Having hired Donovan early in his 25-year tenure as Athletic Director at Florida, Jeremy Foley was instrumental in floor naming project. He and current AD Scott Stricklin worked together presenting it to the University and flew to Oklahoma City to tell Billy it was going to happen last fall.

“What Billy accomplished here no one ever could have anticipated,” Jeremy said standing on “Billy Donovan Court.” “There’s probably a whole generation that thinks Florida basketball has always been on the map. He did it with an outstanding group of assistant coaches and an incredible support staff, but at the end of the day, Billy Donovan created something very special here.”

“During my time at Kentucky,” Stricklin said of his five years with the Wildcats basketball program, “I had a front-row seat for the impact Billy made, not just on the Florida program, but our league. You saw the kind of coach and person he was, and the respect he had around the country. This was just an obvious way to honor him.”

Those are big shoes current Gators Head Coach Mike White has had to fill. It could be intimidating, but While was nothing but supportive of honoring Donovan’s legacy.

“It’s a given,” White said. “To me, the way people revere him as a human being in this profession says as much about him as the games and championships he won. This is something that definitely needed to happen.”

“It’s really emotional for me, and I’m humbled and grateful for this day,” Donovan said to thunderous applause during the halftime ceremony. “When I look at my name down there, I don’t just see my name. I look at a lot of other people and their names. When you look down at the court, don’t just see my name; see your name there. You’re as much a part of it as well.”

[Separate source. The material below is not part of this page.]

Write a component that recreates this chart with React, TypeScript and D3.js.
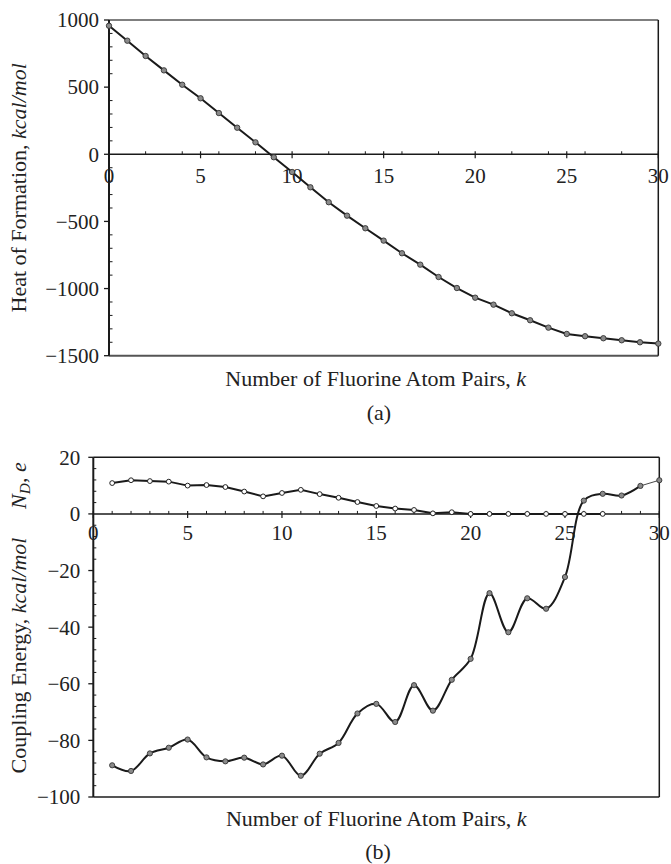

Many of those people who were part of Billy’s 19-year run of success at Florida came back to honor him that night. From assistant coaches to former players, more than a dozen who played in the NBA, all were on hand, most to just say “thank you” for the impact Donovan had on their lives and careers.
“It’s crazy to just how great of a program he helped build and how it prospered under him,” former Gator Guard Chris Chiozza told ESPN. com. “I don’t know if there’s ever been something like this where you walk in and you see 15 NBA guys in here and we come together, we’re talking like we just played on the same team and most of us were years apart.”
Billy has continued his success in the NBA. Donovan has helped the Oklahoma City Thunder to a division title and a perennial spot in the post-season. They’re currently the 6th seed in the Western Conference but after a so-so start to the season they’ve been one of the hottest teams in the league since the first of the year. They’d won four straight and eight of their last ten going into this weekend.
“As coaches, in the end, it’s not about wins and losses,” Billy reminded everyone that night. “It’s about how our players talk about us. Those are the relationships that last and that’s what important.”
In other words, Billy’s still helping everybody win.
I do have one complaint about that night. And maybe it’s nit picking. Is the decal saying “Billy Donovan Court” too small? It’s great and looks like Billy’s signature. But maybe a little bigger?